In the independent sales-agent channel, it was much of the same. While some focused on face-to-face sales, Paysafe helped them gravitate to phone or online channels, Yazdian says. Again, the merchant application was shortened by asking for less information up front. “All in all, our sales teams adapted incredibly well,” he says.
The self-service notion, which many business owners became accustomed to as consumers when confronted with setting up their own mobile devices or activating an Internet service, extends into payments. Installations that used to be made with an on-site visit were adapted to meet the restrictions.
Many cloud-based point-of-sale system providers already used that model, but the pandemic prompted many others to adjust their processes.
“Think about how these cloud-based POS systems have been touchless from a maintenance standpoint,” Drieling says. “They can be upgraded through the cloud.” That means merchants don’t have to pay for a technician to make an on-site visit, he says.
One trend that gained more ground was the adoption of a consultative sales approach, says John Jakobe, market intelligence manager at Strawhecker. “A lot of providers have seen the value of integrated payment providers,” Jakobe says. “They have seen them become a sales channel.”
It was happening prior to the pandemic, but the crisis sped up the shift to software companies having the conversation about payments in many instances. Payments originating from the software channel have grown at a rate of approximately 300% since 2017, outpacing most traditional channels by almost two to one, according to Strawhecker’s Acquiring Industry Metrics database.
Prior to the pandemic, many payment providers sought merchants not only with face-to-face meetings, but by attending trade shows for various industries to meet merchants and developers catering to their segments. “That is no longer an option,” Drieling says.
Now, many providers now will hire a firm like The Strawhecker Group to develop lists of prospects. “I get the feeling going forward we will see much heavier emphasis on the digital elements,” says Drieling.
Bank and credit-union referrals also remained a valuable acquisition channel for payments companies. Merchants were looking for Paycheck Protection Program loans and guidance, and saw their financial institutions as resources, Drieling says, adding, “Banks still remain a very healthy, significant, and viable channel for acquirers.”
A Hybrid Model
While it may be too early to know if face-to-face interactions will return to pre-pandemic levels, Yazdian believes a hybrid model will develop. “The general population enjoys face-to-face conversations,” he says.
And, in financial transactions, some level of face-to-face interactions will be prevalent. “But the efficiencies we created during this process, like how quickly we can onboard, will continue to enhance that,” says Yazdian. “I do see face-to-face coming back to the market. The process will be faster, cleaner, and more succinct.”
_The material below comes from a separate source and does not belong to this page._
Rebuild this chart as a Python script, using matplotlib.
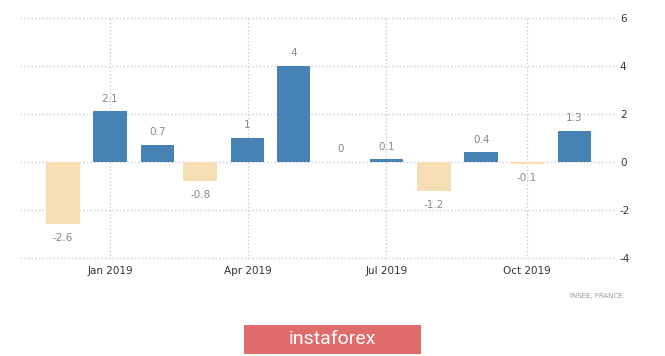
import matplotlib
matplotlib.use("Agg")
import matplotlib.pyplot as plt
import matplotlib.dates as mdates
from matplotlib.patches import Rectangle
import datetime as dt

months = ["2018-12", "2019-01", "2019-02", "2019-03", "2019-04", "2019-05",
          "2019-06", "2019-07", "2019-08", "2019-09", "2019-10", "2019-11"]
values = [-2.6, 2.1, 0.7, -0.8, 1, 4, 0, 0.1, -1.2, 0.4, -0.1, 1.3]
labels = ["-2.6", "2.1", "0.7", "-0.8", "1", "4", "0", "0.1", "-1.2", "0.4", "-0.1", "1.3"]
tick_dates = ["2019-01", "2019-04", "2019-07", "2019-10"]
tick_labels = ["Jan 2019", "Apr 2019", "Jul 2019", "Oct 2019"]
yticks = [-4, -2, 0, 2, 4, 6]

def to_date(s):
    y, m = s.split("-")
    return dt.datetime(int(y), int(m), 1)

dates = [to_date(m) for m in months]
pos_color = "#4682B4"
neg_color = "#F5DEB3"

fig = plt.figure(figsize=(6.65, 3.56), dpi=100)
ax = fig.add_axes([0.030, 0.272, 0.898, 0.682])

colors = [pos_color if v > 0 else neg_color for v in values]
ax.bar(dates, values, width=22, color=colors, align="center", zorder=3)

for d, v, lab in zip(dates, values, labels):
    if v >= 0:
        ax.annotate(lab, (d, v), xytext=(0, 9), textcoords="offset points",
                    ha="center", va="center", fontsize=7.5, color="#888888")
    else:
        ax.annotate(lab, (d, v), xytext=(0, -10), textcoords="offset points",
                    ha="center", va="center", fontsize=7.5, color="#888888")

ax.set_xlim(dt.datetime(2018, 11, 3), dt.datetime(2019, 11, 29))
ax.set_ylim(-4.05, 6.05)
ax.set_yticks(yticks)
ax.set_yticklabels([str(t) for t in yticks])
ax.yaxis.tick_right()
ax.set_xticks([to_date(t) for t in tick_dates])
ax.set_xticklabels(tick_labels)
ax.tick_params(axis="both", length=0, labelsize=7.5, colors="#333333")
ax.tick_params(axis="y", pad=2)
ax.tick_params(axis="x", pad=5)

ax.grid(True, axis="both", linestyle=":", color="#cccccc", linewidth=1, zorder=0)
for s in ax.spines.values():
    s.set_visible(False)

fig.text(0.936, 0.168, "INSEE, FRANCE", fontsize=5, color="#999999",
         ha="right", va="center")

rect = Rectangle((244 / 665, 1 - 354 / 356), (421 - 244) / 665, (354 - 325) / 356,
                 transform=fig.transFigure, facecolor="#E06B6B", edgecolor="none")
fig.patches.append(rect)
fig.text(332 / 665, 1 - 339 / 356, "instaforex", fontsize=14, color="white",
         ha="center", va="center", family="Roboto")

fig.savefig("out.png", dpi=100, facecolor="white")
That mirrors Drieling’s position. “It won’t ever go away completely,” he says. Large enterprise merchants in particular value these type of interactions. They have large, complex payment systems and some merchant categories, like petroleum or the airline industry, are extremely complex he says.
But for less complex merchant segments, more focus on online sales and advertising may be here to stay. “Social media in itself, not only for the advertising, but direct selling, is becoming extremely popular,” Jakobe says. “They will continue to be a large sales channel.”
That can include third-party social media sites or a company’s own Web site, among others, he says. Because so much data can be collected online, highly targeted advertising can be used to potentially reach merchants.
Whatever the size of the merchant, acquirers of all sizes have faced significant changes in how they find them. Some were already in the works prior to the pandemic, but other changes got a boost. “Covid caused us to move a little bit faster on doing things,” Yazdian says.